In the Fall 2020 semester, the Department of World Languages and Cultures’ new Middle Eastern Studies Minor welcomed its first students. The minor aims to provide Iowa State students with an in-depth understanding of the history, politics, arts, cultures, and languages of the Middle East. While it is housed in the Department of World Languages and Cultures, it is an interdisciplinary endeavor that brings together faculty from the departments of History, Philosophy and Religious Studies, Political Science, and World Languages and Cultures. Most of the courses offered as part of the minor are taught in these key departments. Students who enroll in the minor will not only get a chance to expand their geographic, intellectual, and cultural horizons but will get valuable training that will prepare them for potential careers in education, international business, law, foreign service, the military, national security, intelligence, and non-governmental organizations operating in or focusing on the Middle East, as well as inter-governmental organizations such as the United Nations and its many agencies.

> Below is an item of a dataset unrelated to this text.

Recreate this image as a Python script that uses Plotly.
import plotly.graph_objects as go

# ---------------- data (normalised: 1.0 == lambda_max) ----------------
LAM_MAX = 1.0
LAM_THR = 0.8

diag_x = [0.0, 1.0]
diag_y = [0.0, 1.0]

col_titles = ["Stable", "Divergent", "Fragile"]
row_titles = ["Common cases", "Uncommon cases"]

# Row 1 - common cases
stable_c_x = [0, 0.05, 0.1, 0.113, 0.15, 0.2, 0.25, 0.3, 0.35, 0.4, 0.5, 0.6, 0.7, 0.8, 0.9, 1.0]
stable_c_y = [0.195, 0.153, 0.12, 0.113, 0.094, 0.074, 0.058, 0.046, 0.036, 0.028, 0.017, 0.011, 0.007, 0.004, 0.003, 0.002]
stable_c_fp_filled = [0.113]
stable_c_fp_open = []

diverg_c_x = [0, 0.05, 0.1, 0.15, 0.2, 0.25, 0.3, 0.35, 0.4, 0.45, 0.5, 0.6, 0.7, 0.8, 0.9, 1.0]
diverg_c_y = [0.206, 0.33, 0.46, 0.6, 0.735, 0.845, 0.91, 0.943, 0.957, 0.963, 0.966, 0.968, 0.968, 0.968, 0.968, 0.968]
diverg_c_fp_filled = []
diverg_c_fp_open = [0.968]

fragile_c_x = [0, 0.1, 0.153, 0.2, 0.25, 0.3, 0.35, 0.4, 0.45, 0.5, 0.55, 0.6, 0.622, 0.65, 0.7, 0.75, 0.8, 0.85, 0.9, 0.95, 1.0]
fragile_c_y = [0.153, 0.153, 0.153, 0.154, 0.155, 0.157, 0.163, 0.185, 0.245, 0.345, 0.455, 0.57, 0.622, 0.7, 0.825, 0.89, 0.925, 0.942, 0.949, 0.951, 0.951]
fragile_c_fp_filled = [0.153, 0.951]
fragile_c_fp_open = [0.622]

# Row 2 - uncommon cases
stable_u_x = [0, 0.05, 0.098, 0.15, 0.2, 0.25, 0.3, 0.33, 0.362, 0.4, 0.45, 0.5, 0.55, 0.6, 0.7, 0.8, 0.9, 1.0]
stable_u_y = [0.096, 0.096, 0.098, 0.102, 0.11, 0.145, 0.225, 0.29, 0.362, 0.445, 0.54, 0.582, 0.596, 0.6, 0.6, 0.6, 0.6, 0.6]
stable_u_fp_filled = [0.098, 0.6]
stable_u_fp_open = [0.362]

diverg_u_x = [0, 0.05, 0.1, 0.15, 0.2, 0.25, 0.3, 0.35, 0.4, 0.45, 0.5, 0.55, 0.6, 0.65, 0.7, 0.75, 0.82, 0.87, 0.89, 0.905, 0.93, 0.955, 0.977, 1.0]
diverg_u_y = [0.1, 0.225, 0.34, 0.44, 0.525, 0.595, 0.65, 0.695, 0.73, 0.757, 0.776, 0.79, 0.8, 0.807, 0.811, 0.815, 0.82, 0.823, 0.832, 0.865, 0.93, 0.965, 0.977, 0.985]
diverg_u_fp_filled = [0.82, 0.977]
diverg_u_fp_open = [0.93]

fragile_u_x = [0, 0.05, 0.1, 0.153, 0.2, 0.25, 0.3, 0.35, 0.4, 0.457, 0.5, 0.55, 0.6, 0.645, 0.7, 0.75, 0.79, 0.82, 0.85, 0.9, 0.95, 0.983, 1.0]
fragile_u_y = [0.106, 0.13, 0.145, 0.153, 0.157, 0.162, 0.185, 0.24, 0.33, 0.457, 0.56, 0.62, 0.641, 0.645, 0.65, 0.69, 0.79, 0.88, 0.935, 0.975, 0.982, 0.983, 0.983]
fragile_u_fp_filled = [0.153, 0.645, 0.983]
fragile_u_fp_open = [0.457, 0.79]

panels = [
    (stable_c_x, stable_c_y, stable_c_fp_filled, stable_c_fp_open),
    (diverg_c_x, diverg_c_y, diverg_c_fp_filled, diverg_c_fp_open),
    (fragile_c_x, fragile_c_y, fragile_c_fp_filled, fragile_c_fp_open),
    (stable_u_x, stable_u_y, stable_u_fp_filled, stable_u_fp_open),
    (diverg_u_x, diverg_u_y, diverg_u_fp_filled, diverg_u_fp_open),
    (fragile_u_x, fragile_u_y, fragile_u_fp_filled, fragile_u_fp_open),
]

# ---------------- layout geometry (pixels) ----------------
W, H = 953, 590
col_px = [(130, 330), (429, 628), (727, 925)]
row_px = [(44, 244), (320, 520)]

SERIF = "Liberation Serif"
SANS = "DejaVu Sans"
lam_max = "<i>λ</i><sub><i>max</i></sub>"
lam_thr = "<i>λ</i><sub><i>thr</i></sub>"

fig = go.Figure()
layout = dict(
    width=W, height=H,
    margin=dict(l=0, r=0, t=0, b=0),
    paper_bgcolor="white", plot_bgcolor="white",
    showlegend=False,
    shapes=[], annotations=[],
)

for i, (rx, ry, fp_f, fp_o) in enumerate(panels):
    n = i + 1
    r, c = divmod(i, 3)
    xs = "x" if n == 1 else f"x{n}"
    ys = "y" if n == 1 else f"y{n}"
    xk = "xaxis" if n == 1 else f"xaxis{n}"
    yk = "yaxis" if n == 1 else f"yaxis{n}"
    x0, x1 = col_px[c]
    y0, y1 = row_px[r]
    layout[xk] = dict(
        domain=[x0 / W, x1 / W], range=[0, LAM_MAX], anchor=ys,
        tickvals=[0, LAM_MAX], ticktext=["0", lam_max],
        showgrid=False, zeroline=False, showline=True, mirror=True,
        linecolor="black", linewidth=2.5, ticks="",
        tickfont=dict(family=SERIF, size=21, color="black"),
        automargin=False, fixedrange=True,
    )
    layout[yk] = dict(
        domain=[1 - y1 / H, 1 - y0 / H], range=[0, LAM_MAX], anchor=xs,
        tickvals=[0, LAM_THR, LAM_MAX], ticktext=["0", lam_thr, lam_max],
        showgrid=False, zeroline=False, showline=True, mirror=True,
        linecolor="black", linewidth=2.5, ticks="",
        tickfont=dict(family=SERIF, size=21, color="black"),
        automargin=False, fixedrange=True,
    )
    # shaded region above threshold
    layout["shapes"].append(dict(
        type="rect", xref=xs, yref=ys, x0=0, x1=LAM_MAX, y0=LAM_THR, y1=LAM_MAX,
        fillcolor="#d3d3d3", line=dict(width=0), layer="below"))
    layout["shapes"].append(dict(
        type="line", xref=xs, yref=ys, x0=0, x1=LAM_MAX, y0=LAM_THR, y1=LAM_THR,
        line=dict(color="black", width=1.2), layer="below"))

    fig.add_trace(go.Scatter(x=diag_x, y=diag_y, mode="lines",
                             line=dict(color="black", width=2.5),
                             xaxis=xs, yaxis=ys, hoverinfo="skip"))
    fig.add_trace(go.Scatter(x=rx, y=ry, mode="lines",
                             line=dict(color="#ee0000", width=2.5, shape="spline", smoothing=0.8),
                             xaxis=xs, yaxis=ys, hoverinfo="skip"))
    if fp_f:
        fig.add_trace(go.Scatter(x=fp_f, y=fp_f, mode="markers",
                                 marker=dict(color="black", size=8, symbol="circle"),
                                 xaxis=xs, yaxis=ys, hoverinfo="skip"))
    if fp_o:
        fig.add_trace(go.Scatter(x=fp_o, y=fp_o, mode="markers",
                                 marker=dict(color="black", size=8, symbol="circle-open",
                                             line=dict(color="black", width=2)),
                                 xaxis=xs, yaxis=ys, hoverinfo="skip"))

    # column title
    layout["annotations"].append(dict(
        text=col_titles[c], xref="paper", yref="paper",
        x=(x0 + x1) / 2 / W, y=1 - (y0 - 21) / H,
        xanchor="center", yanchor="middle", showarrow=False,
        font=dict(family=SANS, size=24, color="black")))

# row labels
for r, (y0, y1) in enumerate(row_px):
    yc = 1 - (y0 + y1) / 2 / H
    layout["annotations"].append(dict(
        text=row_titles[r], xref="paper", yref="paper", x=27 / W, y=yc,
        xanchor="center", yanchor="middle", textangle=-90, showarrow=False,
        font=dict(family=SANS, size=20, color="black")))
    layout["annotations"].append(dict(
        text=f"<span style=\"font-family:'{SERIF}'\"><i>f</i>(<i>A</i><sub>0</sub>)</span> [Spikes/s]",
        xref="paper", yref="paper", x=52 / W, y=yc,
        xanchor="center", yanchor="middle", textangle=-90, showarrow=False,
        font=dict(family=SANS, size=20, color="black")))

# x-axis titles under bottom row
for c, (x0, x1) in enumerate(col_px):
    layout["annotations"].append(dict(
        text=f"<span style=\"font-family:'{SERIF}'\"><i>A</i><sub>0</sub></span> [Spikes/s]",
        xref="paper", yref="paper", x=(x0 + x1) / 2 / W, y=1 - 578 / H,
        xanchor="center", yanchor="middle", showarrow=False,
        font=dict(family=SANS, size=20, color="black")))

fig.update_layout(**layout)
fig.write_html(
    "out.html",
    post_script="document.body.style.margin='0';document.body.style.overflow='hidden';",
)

The Middle Eastern Studies Minor also hopes to foster a sense of community and provide an intellectual platform for both faculty and students who are interested in or do research in the Arab world, North Africa, the Arabian Peninsula, Iran, and Turkey. Aside from the courses and career paths mentioned above, the minor will hopefully serve as a focal point for organizing conferences, talks, and cultural events related to the region. It also promises to be a hub of exchange between Iowans and Iowa State’s vibrant international student community.
The minor will be co-directed by Dr. Nell Gabiam and Dr. Chris Low.

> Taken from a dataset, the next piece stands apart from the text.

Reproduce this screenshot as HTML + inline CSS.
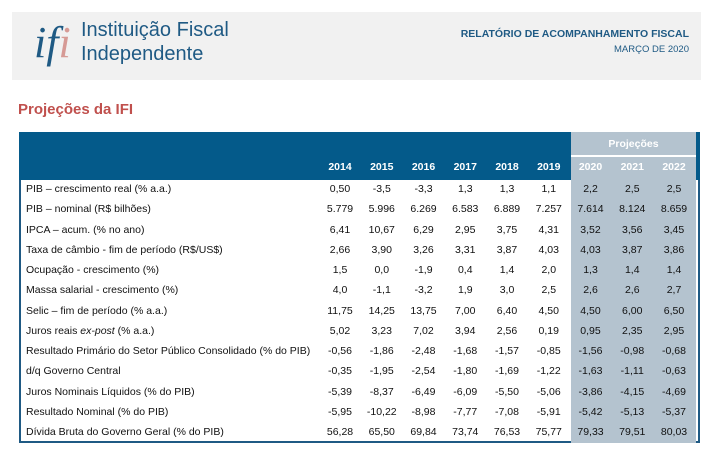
<!DOCTYPE html>
<html><head><meta charset="utf-8"><style>
body{margin:0;width:712px;height:453px;background:#fff;font-family:"Liberation Sans",sans-serif;position:relative;overflow:hidden}
.abs{position:absolute}
#hdr{left:12px;top:12px;width:689px;height:68px;background:#f1f1f1}
.cell{position:absolute;width:42px;text-align:center;font-size:10.5px;color:#111}
.lbl{position:absolute;left:26px;font-size:10.5px;color:#111;white-space:nowrap}
.yr{position:absolute;width:42px;text-align:center;font-size:10.5px;font-weight:bold;color:#fff}
</style></head><body>
<div id="hdr" class="abs">
  <div class="abs" style="left:22px;top:6px;font-family:'Liberation Serif',serif;font-style:italic;font-size:44px;line-height:50px;"><span style="color:#1f5a84">i</span><span style="color:#1f5a84">f</span><span style="color:#d69a95">i</span></div>
  <div class="abs" style="left:69px;top:6px;font-size:20px;line-height:24px;color:#1f5a84">Instituição Fiscal<br>Independente</div>
  <div class="abs" style="right:12px;top:16px;font-size:10.5px;font-weight:bold;color:#1f5a84">RELATÓRIO DE ACOMPANHAMENTO FISCAL</div>
  <div class="abs" style="right:12px;top:32px;font-size:9.5px;color:#1f5a84">MARÇO DE 2020</div>
</div>
<div class="abs" style="left:18px;top:101px;font-size:15px;font-weight:bold;color:#c0504d">Projeções da IFI</div>
<div class="abs" style="left:19px;top:132px;width:677px;height:309px;border:2px solid #1f5a84;border-top:none"></div>
<div class="abs" style="left:19px;top:132px;width:681px;height:48px;background:#045a8a"></div>
<div class="abs" style="left:571px;top:132px;width:125px;height:311px;background:#b4c3cf"></div>
<div class="abs" style="left:571px;top:155px;width:125px;height:2px;background:#fff"></div>
<div class="abs" style="left:571px;top:138px;width:125px;text-align:center;font-size:10.5px;font-weight:bold;color:#fff">Projeções</div>
<div id="tbl"></div>
<script>
const years=["2014","2015","2016","2017","2018","2019","2020","2021","2022"];
const labels=["PIB – crescimento real (% a.a.)","PIB – nominal (R$ bilhões)","IPCA – acum. (% no ano)","Taxa de câmbio - fim de período (R$/US$)","Ocupação - crescimento (%)","Massa salarial - crescimento (%)","Selic – fim de período (% a.a.)","Juros reais <i>ex-post</i> (% a.a.)","Resultado Primário do Setor Público Consolidado (% do PIB)","d/q Governo Central","Juros Nominais Líquidos (% do PIB)","Resultado Nominal (% do PIB)","Dívida Bruta do Governo Geral (% do PIB)"];
const values=[
["0,50","-3,5","-3,3","1,3","1,3","1,1","2,2","2,5","2,5"],
["5.779","5.996","6.269","6.583","6.889","7.257","7.614","8.124","8.659"],
["6,41","10,67","6,29","2,95","3,75","4,31","3,52","3,56","3,45"],
["2,66","3,90","3,26","3,31","3,87","4,03","4,03","3,87","3,86"],
["1,5","0,0","-1,9","0,4","1,4","2,0","1,3","1,4","1,4"],
["4,0","-1,1","-3,2","1,9","3,0","2,5","2,6","2,6","2,7"],
["11,75","14,25","13,75","7,00","6,40","4,50","4,50","6,00","6,50"],
["5,02","3,23","7,02","3,94","2,56","0,19","0,95","2,35","2,95"],
["-0,56","-1,86","-2,48","-1,68","-1,57","-0,85","-1,56","-0,98","-0,68"],
["-0,35","-1,95","-2,54","-1,80","-1,69","-1,22","-1,63","-1,11","-0,63"],
["-5,39","-8,37","-6,49","-6,09","-5,50","-5,06","-3,86","-4,15","-4,69"],
["-5,95","-10,22","-8,98","-7,77","-7,08","-5,91","-5,42","-5,13","-5,37"],
["56,28","65,50","69,84","73,74","76,53","75,77","79,33","79,51","80,03"]];
const t=document.getElementById('tbl');
const colX=i=>340+i*41.75;
const rowY=r=>190+r*20.25;
years.forEach((y,i)=>{const d=document.createElement('div');d.className='yr';


d.style.left=(colX(i)-21)+'px';d.style.top='161px';d.textContent=y;t.appendChild(d);});
labels.forEach((l,r)=>{const d=document.createElement('div');d.className='lbl';


d.style.top=(rowY(r)-7)+'px';d.innerHTML=l;t.appendChild(d);
values[r].forEach((v,i)=>{const c=document.createElement('div');c.className='cell';


c.style.left=(colX(i)-21)+'px';c.style.top=(rowY(r)-7)+'px';c.textContent=v;t.appendChild(c);});});
</script>
</body></html>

Dr. Gabiam is an expert in migration, both within and from the Middle East. She first became interested in the Middle East as an undergraduate student after taking a class on People and Cultures of the Middle East and North Africa. After getting her BA in anthropology, she spent two years teaching Social Studies at an American school in Kuwait and then decided to pursue a Ph.D. in anthropology. Her doctoral dissertation as well as her first book examine a United Nations-led attempt to transition from a focus on humanitarian aid to a focus on sustainable development in Syria’s Palestinian refugee camps. She is currently writing her second book on the experiences of Palestinians refugees who have been displaced by the ongoing war in Syria. Drawing on these experiences, she reflects on how recurring displacement within the Middle East and beyond is affecting Palestinian identity and political claims.

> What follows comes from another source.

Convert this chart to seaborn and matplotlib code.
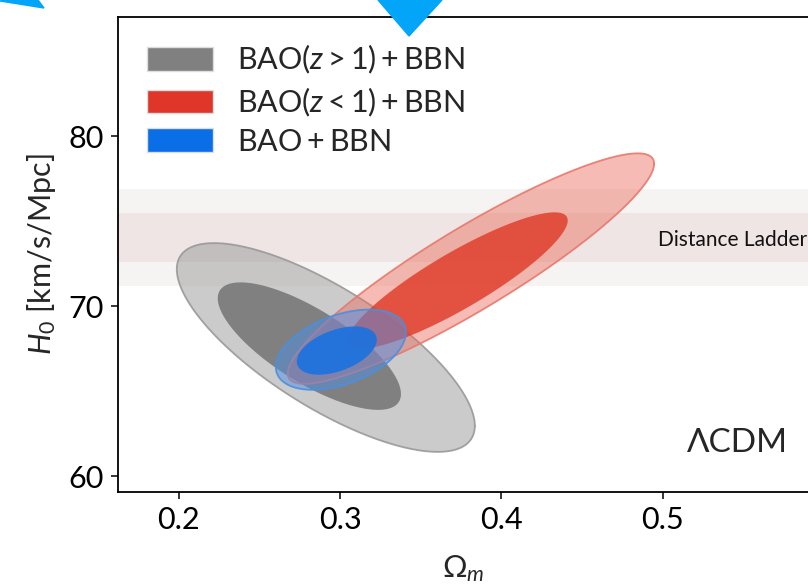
import numpy as np
import matplotlib
matplotlib.use("Agg")
import matplotlib.pyplot as plt
from matplotlib.patches import Patch, Polygon
import seaborn as sns

# data sets (order: z>1, z<1, all)
labels = [r"$\mathrm{BAO}(z>1)+\mathrm{BBN}$",
          r"$\mathrm{BAO}(z<1)+\mathrm{BBN}$",
          r"$\mathrm{BAO}+\mathrm{BBN}$"]

# 68% contours: centre, half extent along each axis, correlation
om_c68 = [0.281, 0.373, 0.298]
h0_c68 = [67.64, 71.50, 67.38]
om_w68 = [0.0568, 0.0682, 0.0248]
h0_w68 = [3.75, 4.01, 1.42]
rho68 = [-0.75, 0.88, 0.45]

# 95% contours
om_c95 = [0.2912, 0.3812, 0.3005]
h0_c95 = [67.56, 72.20, 67.43]
om_w95 = [0.0924, 0.1136, 0.0403]
h0_w95 = [6.14, 6.78, 2.36]
rho95 = [-0.75, 0.91, 0.43]

# distance ladder H0
h0_ladder = 74.03
h0_ladder_err = 1.42

xticks = [0.2, 0.3, 0.4, 0.5]
yticks = [60, 70, 80]

# styles
inner_cols = ["#808080", "#e0402c", "#1a72e0"]
inner_alpha = [1.0, 0.85, 0.9]
outer_cols = ["#999999", "#ea6a5a", "#4f8fe6"]
outer_alpha = [0.5, 0.45, 0.5]
edge_cols = ["#999999", "#e8786c", "#4a8fe0"]
legend_cols = ["#808080", "#e0362a", "#0a6ee6"]

sns.set_theme(style="ticks")
plt.rcParams["font.family"] = ["Lato", "DejaVu Sans"]
plt.rcParams["mathtext.fontset"] = "custom"
plt.rcParams["mathtext.rm"] = "Lato"
plt.rcParams["mathtext.it"] = "Lato:italic"
plt.rcParams["mathtext.fallback"] = "cm"


def ellipse(cx, cy, wx, wy, rho, n=300):
    t = np.linspace(0, 2 * np.pi, n)
    x = cx + wx * np.cos(t)
    y = cy + wy * (rho * np.cos(t) + np.sqrt(1 - rho ** 2) * np.sin(t))
    return x, y


fig = plt.figure(figsize=(8.08, 5.86), dpi=100)
ax = fig.add_axes([118 / 808, 94 / 586, 691 / 808, 475 / 586])

# distance ladder bands
ax.axhspan(h0_ladder - 2 * h0_ladder_err, h0_ladder + 2 * h0_ladder_err,
           color="#f6f4f2", lw=0, zorder=0)
ax.axhspan(h0_ladder - h0_ladder_err, h0_ladder + h0_ladder_err,
           color="#eee5e4", lw=0, zorder=0.5)
ax.text(0.497, h0_ladder - 0.15, "Distance Ladder", fontsize=15,
        ha="left", va="center", color="#111111")

for i in range(3):
    x, y = ellipse(om_c95[i], h0_c95[i], om_w95[i], h0_w95[i], rho95[i])
    ax.fill(x, y, color=outer_cols[i], alpha=outer_alpha[i], lw=0, zorder=2 + 2 * i)
    ax.plot(x, y, color=edge_cols[i], lw=1.3, alpha=0.9, zorder=2 + 2 * i)
    x, y = ellipse(om_c68[i], h0_c68[i], om_w68[i], h0_w68[i], rho68[i])
    ax.fill(x, y, color=inner_cols[i], alpha=inner_alpha[i], lw=0, zorder=3 + 2 * i)

ax.text(0.5775, 61.95, "ΛCDM", fontsize=24, ha="right", va="center")

handles = [Patch(facecolor=c, edgecolor="#dddddd", lw=1) for c in legend_cols]
ax.legend(handles, labels, loc="upper left", bbox_to_anchor=(0.042, 0.945),
          frameon=False, fontsize=22, handlelength=2.15, handleheight=0.8,
          handletextpad=0.8, labelspacing=0.3, borderpad=0, borderaxespad=0)

ax.set_xlim(0.16235, 0.5908)
ax.set_ylim(59.06, 87.0)
ax.set_xticks(xticks)
ax.set_yticks(yticks)
ax.set_xticklabels([str(v) for v in xticks])
ax.tick_params(direction="out", length=5, width=1.1, labelsize=22, pad=5,
               color="black", labelcolor="black")
for s in ax.spines.values():
    s.set_color("black")
    s.set_linewidth(1.3)
ax.set_xlabel(r"$\Omega_m$", fontsize=22, labelpad=14)
ax.set_ylabel(r"$H_0$ [km/s/Mpc]", fontsize=22, labelpad=8)

# blue pointer marks on top of the screenshot
fig.patches.append(Polygon([[378 / 808, 1.0], [442 / 808, 1.0], [409 / 808, 1 - 36 / 586]],
                           closed=True, transform=fig.transFigure, color="#03a5f8"))
fig.patches.append(Polygon([[4 / 808, 1.0], [38 / 808, 1.0], [44 / 808, 1 - 8 / 586], [0, 1 - 1 / 586]],
                           closed=True, transform=fig.transFigure, color="#03a5f8"))

fig.savefig("out.png", dpi=100)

Dr. Low specializes in the history of the late Ottoman Empire, the Arabian Peninsula, and Middle Eastern connections with the Indian Ocean world. After his undergraduate degree, Dr. Low taught 7th grade in Atlanta, Georgia. He first became interested in the Middle East and the wider Islamic world while working with international students from Bosnia, Somalia, West Africa, the Arab world, and South Asia. During his graduate studies at Georgia State University and Columbia University, he studied Arabic in Yemen and Morocco and traveled widely across the Islamic world from Timbuktu to Singapore. Eventually, his interests migrated to Istanbul, Turkey, where he studied Turkish and Ottoman Turkish. Dr. Low wrote his dissertation and first book on the Ottoman Empire’s administration of the pilgrimage to Mecca. If international travel becomes possible again soon, Dr. Low will be spending this year at New York University’s Abu Dhabi campus in the United Arab Emirates.